About the Mazurkas

      The mazurka is a stylized dance form combining the features of three Polish folk dances: the brisk mazur, the lively oberek and the slow kujawiak. The first mazurkas were written as early as the end of the 18th century and had a certain utilitarian function – they introduced folk music to the salons of those days. The most noted among the composers who wrote mazurkas were Karol Kurpiński, Mikołaj Kleofas Ogiński, Maria Szymanowska and Józef Elsner. Elsner had a considerable impact on shaping the artistic development of Fryderyk Chopin, being first his teacher in Warsaw and later a good friend.

      In Chopin’s oeuvre, mazurkas evolved to independent lyrical pieces, meditative in nature. They were like a lens in which the composer’s deepest recollections of his homeland were focused in the form of images of Polish folklore captured on staff paper. Chopin composed mazurkas practically throughout his lifetime: he published 41 of them in 11 opuses, further two were published separately and a dozen or so remained in manuscripts. A striking feature about Chopin’s mazurkas is their form, clear yet astonishingly diverse, ranging from miniatures to elaborate musical poems (an outstanding example is the Mazurka in C Op. 6 no. 5, with a special form, senza fine), as well as deliberate limitation of textural devices. The elements of folk stylization include numerous modalisms (particularly the Lydian fourth and the Phrygian second), ostinatos, bourdon fifths, sophisticated ornamentation (such as ornaments used in bel canto and transposed to instrumental ground). The key role is played by rubato, i.e. intentional unsteadiness of tempo resulting from prolonging or shortening certain notes by the performer.

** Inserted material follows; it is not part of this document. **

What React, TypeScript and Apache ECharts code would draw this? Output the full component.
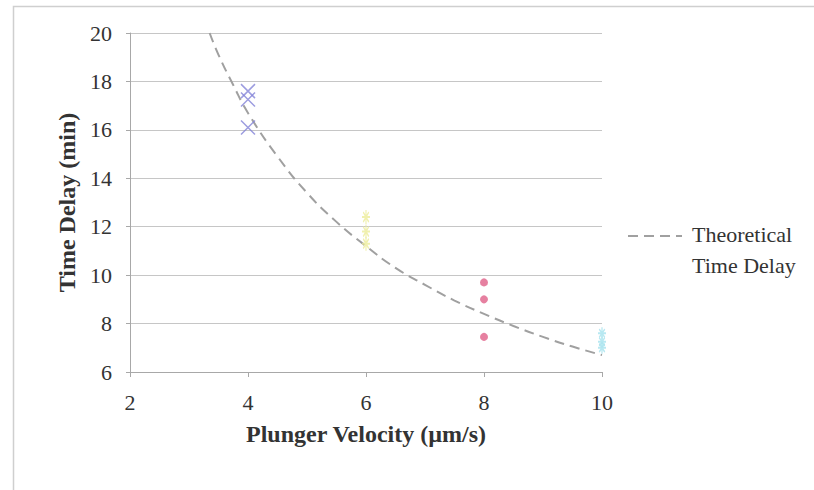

      Although in his mazurkas Chopin never made any direct quotes from folk music, its echoes permeate their musical substance. The essence of those dance miniatures was probably best captured by the Polish writer Jarosław Iwaszkiewicz, who wrote: ‘In those fifty-odd short piano works the Polish composer contained the entire wealth of his soul, expressed his connection with the Polish people, offered the richness and refinement of his mind, and therefore we find in them such an abundance of musical ideas. Chopin’s mazurkas contain the recollections of all his voyages across Poland, memories of village songs and dances such as he came across in his wanderings on rural lanes’.

 

The Mazurka in B♭ minor Op. 24 no. 4

      Opus 24 is the first collection of Chopin’s mazurkas in which their cyclic form is clearly visible. The elements uniting opus 24 into a cycle include:

  • close and intentional tonal relations between mazurkas and their sections (given in brackets are the keys clearly marked in the course of a given mazurka) – G minor (B♭ major, E♭ major), C major (F major, D♭ major), A♭ major (C major), B♭ minor (D♭ major, ending in B♭ major);
  • building the sequence in accordance with the principle of contrast and complementarity of moods: the outermost mazurkas in minor keys are longer, and the last (and the longest) Mazurka in B♭ minor continues the sorrowful mood of the first one and develops it into a greater, more dramatic whole. The remaining two, slightly shorter mazurkas of the cycle, Mazurka in C and Mazurka in A♭, although differing in tempo and character, fill in the middle part of the cycle with their pastel, tranquil colours.
  • motivic allusions, such as the ascending octave that appears in characteristic moments of all the four mazurkas: in the last bar of the Mazurka in G minor (in this context this is also a clear reference to the melic features of folk music), in the main motif of the Mazurka in C (bars 5, 7 and analogous), in the ends of phrases of the Mazurka in A♭ (bars 10, 20, 38-41) and at the beginning of the Mazurka in B♭ minor.

      The Mazurka in B♭ minor is the last one in the collection. Due to its drama-like structure, so unlike many other mazurkas that are more or less suites of mazurka dances, it was called ‘a lyrical dance poem’ by Mieczysław Tomaszewski. From the initial two-part fragment there emerges the opening theme evoking the kujawiak. Next, an opposing theme is formed in a relative major key, with a character of a scherzo. The middle section brings an unexpected turn – a ‘mixed choir’ appears (described so by Chopin himself), first in unison, sotto voce, and then as corresponding chords. As one of Chopin’s pupils, W. Lenz, recalls, nobody could satisfy the composer with the proper, adequately ‘light’ performance of that section. ‘One was barely allowed to breathe over the keyboard, let alone touch it’ – noted Lenz with astonishment. Once the already familiar themes return, the work is concluded with a coda in which the composer precisely notated the indications of softening and slowing down of the tempo, from calando to smorzando.